Melange a trois: Metamorphic controls on recycling and mass transfer within subduction zones

This dissertation comprises three studies that provide new constraints and theories for our understanding of mass-transfer within subduction zones. Within Chapter 1, we examine the geochemical zoning of metamorphic garnets produced by prograde metamorphism of Tethyan MORB within the western Italian Alps. Metamorphism peaked within the coesite-eclogite facies, and we use these garnets to investigate the record of mineral reactions occurring during subduction. We find that anomalous patterns of growth zoning in garnets are consistent with the decomposition of coexisting titanite + clinozoisite, a dehydration reaction that is a likely candidate to mobilize key tracers from the metamorphic system to volcanic arcs. Using existing and new geothermobarometric constraints, we are able to reconstruct the apparent depth-interval of this reaction during metamorphism; this new approach to the metamorphic record preserved in eclogites allows for a more complete view of point-to-point mass transfer occurring within the subduction system. Chapters 2 and 3 are a pair of studies bearing upon the geochemical evolution of the melange matrix of the Catalina Schist, California. Melange matrix formed through the synergistic effects of deformation and metasomatism to produce hybridized rock types from sediment, basalt, and peridotite protoliths. Elemental systematics are largely dominated by mechanical mixing; however, numerous elements are highly controlled by the stability relationships of key host minerals buffered by the evolving bulk composition of melange zones.
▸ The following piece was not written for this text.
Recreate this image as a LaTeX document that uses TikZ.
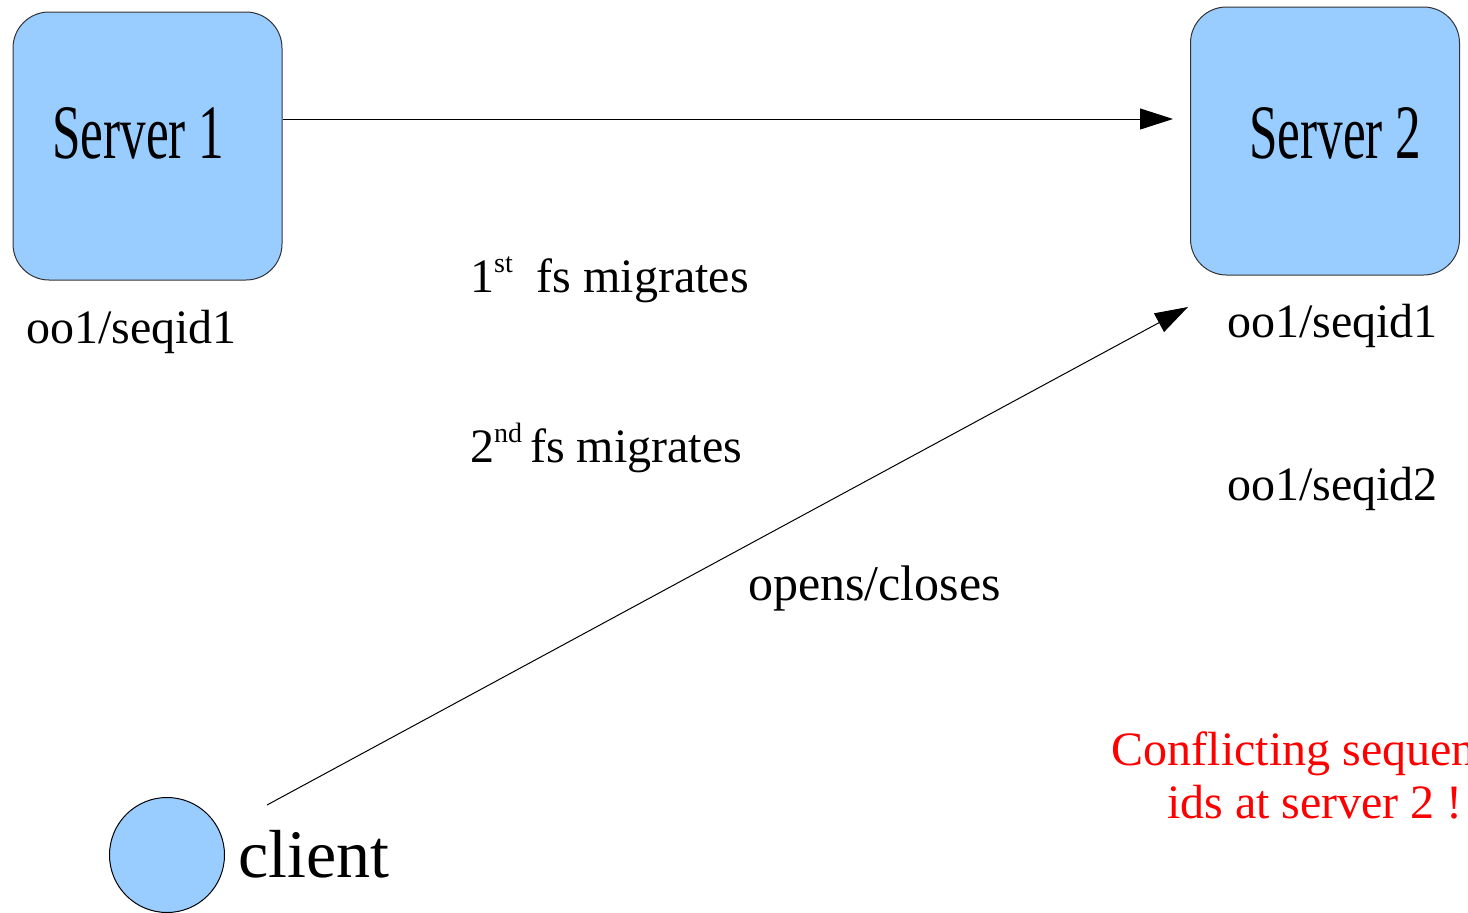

Sr-Nd isotope systematics appear to be dominated by mechanical mixing trajectories. In contrast to these systems recording mechanical mixing, Pb and B isotope ratios do not preserve mechanical mixing arrays, despite elemental systematics consistent with mixing. B isotope ratios are consistent with existing models for fluid flow in the complex, where lower-grade melange is an appropriate source for fluids, while higher-grade samples preserve the signature of evolved fluids progressing towards the mantle wedge. Pb isotope ratios are largely indistinguishable as a function of metamorphism and are more radiogenic than all constrained compositions input to the Catalina subduction zone, suggesting fractionation of the U-Th-Pb system during metamorphism due to mineral reactions.